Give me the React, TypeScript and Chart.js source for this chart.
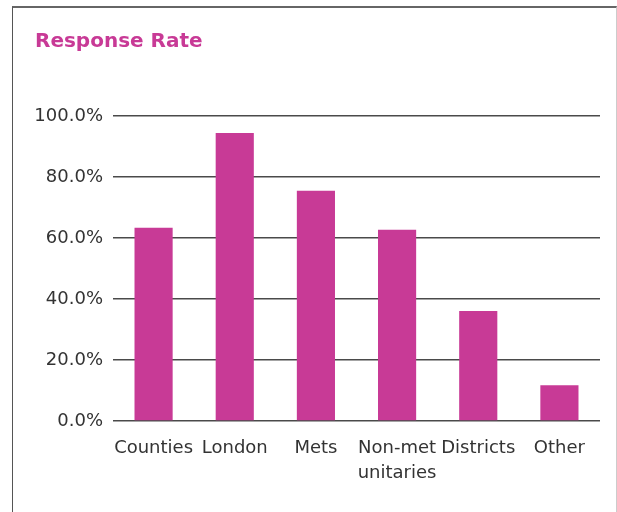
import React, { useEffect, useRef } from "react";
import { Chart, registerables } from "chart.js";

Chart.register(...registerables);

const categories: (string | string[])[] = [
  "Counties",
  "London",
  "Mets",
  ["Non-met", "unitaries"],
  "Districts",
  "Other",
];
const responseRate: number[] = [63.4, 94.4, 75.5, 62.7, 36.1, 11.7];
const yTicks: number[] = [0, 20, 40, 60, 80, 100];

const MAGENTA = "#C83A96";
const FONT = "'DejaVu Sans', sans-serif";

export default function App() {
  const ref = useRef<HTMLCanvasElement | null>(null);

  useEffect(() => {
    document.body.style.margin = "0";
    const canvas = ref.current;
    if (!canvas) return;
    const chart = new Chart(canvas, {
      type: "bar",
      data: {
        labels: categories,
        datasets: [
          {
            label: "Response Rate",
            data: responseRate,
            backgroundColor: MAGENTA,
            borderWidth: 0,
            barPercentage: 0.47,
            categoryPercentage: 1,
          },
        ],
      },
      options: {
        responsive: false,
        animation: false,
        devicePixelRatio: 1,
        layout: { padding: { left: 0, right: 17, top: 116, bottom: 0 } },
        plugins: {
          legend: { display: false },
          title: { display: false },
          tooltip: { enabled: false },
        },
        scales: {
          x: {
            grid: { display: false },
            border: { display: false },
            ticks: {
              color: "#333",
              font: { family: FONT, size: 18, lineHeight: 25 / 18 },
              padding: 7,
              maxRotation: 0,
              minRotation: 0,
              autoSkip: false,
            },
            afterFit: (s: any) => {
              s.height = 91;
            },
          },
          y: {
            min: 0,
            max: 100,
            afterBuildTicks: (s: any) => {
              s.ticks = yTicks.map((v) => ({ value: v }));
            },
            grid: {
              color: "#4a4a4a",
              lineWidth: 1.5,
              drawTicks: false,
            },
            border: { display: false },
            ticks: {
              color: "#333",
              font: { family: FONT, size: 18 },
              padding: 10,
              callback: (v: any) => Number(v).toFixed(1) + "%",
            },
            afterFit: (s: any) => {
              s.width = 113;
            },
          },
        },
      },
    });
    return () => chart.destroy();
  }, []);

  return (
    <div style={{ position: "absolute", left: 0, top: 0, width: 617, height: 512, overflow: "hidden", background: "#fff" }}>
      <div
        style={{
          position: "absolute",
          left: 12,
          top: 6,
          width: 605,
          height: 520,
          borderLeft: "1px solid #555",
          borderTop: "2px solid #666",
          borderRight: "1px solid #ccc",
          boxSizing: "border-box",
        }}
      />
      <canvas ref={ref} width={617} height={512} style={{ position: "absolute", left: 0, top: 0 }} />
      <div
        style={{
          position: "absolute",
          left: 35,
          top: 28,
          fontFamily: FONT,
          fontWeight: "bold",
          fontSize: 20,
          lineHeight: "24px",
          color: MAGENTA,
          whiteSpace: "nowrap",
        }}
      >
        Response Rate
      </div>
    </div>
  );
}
··········
Problem statement:
Repeat the material above in full and unchanged, minus its images.

Answer to the problem:
Give me the React, TypeScript and Chart.js source for this chart.
import React, { useEffect, useRef } from "react";
import { Chart, registerables } from "chart.js";

Chart.register(...registerables);

const categories: (string | string[])[] = [
  "Counties",
  "London",
  "Mets",
  ["Non-met", "unitaries"],
  "Districts",
  "Other",
];
const responseRate: number[] = [63.4, 94.4, 75.5, 62.7, 36.1, 11.7];
const yTicks: number[] = [0, 20, 40, 60, 80, 100];

const MAGENTA = "#C83A96";
const FONT = "'DejaVu Sans', sans-serif";

export default function App() {
  const ref = useRef<HTMLCanvasElement | null>(null);

  useEffect(() => {
    document.body.style.margin = "0";
    const canvas = ref.current;
    if (!canvas) return;
    const chart = new Chart(canvas, {
      type: "bar",
      data: {
        labels: categories,
        datasets: [
          {
            label: "Response Rate",
            data: responseRate,
            backgroundColor: MAGENTA,
            borderWidth: 0,
            barPercentage: 0.47,
            categoryPercentage: 1,
          },
        ],
      },
      options: {
        responsive: false,
        animation: false,
        devicePixelRatio: 1,
        layout: { padding: { left: 0, right: 17, top: 116, bottom: 0 } },
        plugins: {
          legend: { display: false },
          title: { display: false },
          tooltip: { enabled: false },
        },
        scales: {
          x: {
            grid: { display: false },
            border: { display: false },
            ticks: {
              color: "#333",
              font: { family: FONT, size: 18, lineHeight: 25 / 18 },
              padding: 7,
              maxRotation: 0,
              minRotation: 0,
              autoSkip: false,
            },
            afterFit: (s: any) => {
              s.height = 91;
            },
          },
          y: {
            min: 0,
            max: 100,
            afterBuildTicks: (s: any) => {
              s.ticks = yTicks.map((v) => ({ value: v }));
            },
            grid: {
              color: "#4a4a4a",
              lineWidth: 1.5,
              drawTicks: false,
            },
            border: { display: false },
            ticks: {
              color: "#333",
              font: { family: FONT, size: 18 },
              padding: 10,
              callback: (v: any) => Number(v).toFixed(1) + "%",
            },
            afterFit: (s: any) => {
              s.width = 113;
            },
          },
        },
      },
    });
    return () => chart.destroy();
  }, []);

  return (
    <div style={{ position: "absolute", left: 0, top: 0, width: 617, height: 512, overflow: "hidden", background: "#fff" }}>
      <div
        style={{
          position: "absolute",
          left: 12,
          top: 6,
          width: 605,
          height: 520,
          borderLeft: "1px solid #555",
          borderTop: "2px solid #666",
          borderRight: "1px solid #ccc",
          boxSizing: "border-box",
        }}
      />
      <canvas ref={ref} width={617} height={512} style={{ position: "absolute", left: 0, top: 0 }} />
      <div
        style={{
          position: "absolute",
          left: 35,
          top: 28,
          fontFamily: FONT,
          fontWeight: "bold",
          fontSize: 20,
          lineHeight: "24px",
          color: MAGENTA,
          whiteSpace: "nowrap",
        }}
      >
        Response Rate
      </div>
    </div>
  );
}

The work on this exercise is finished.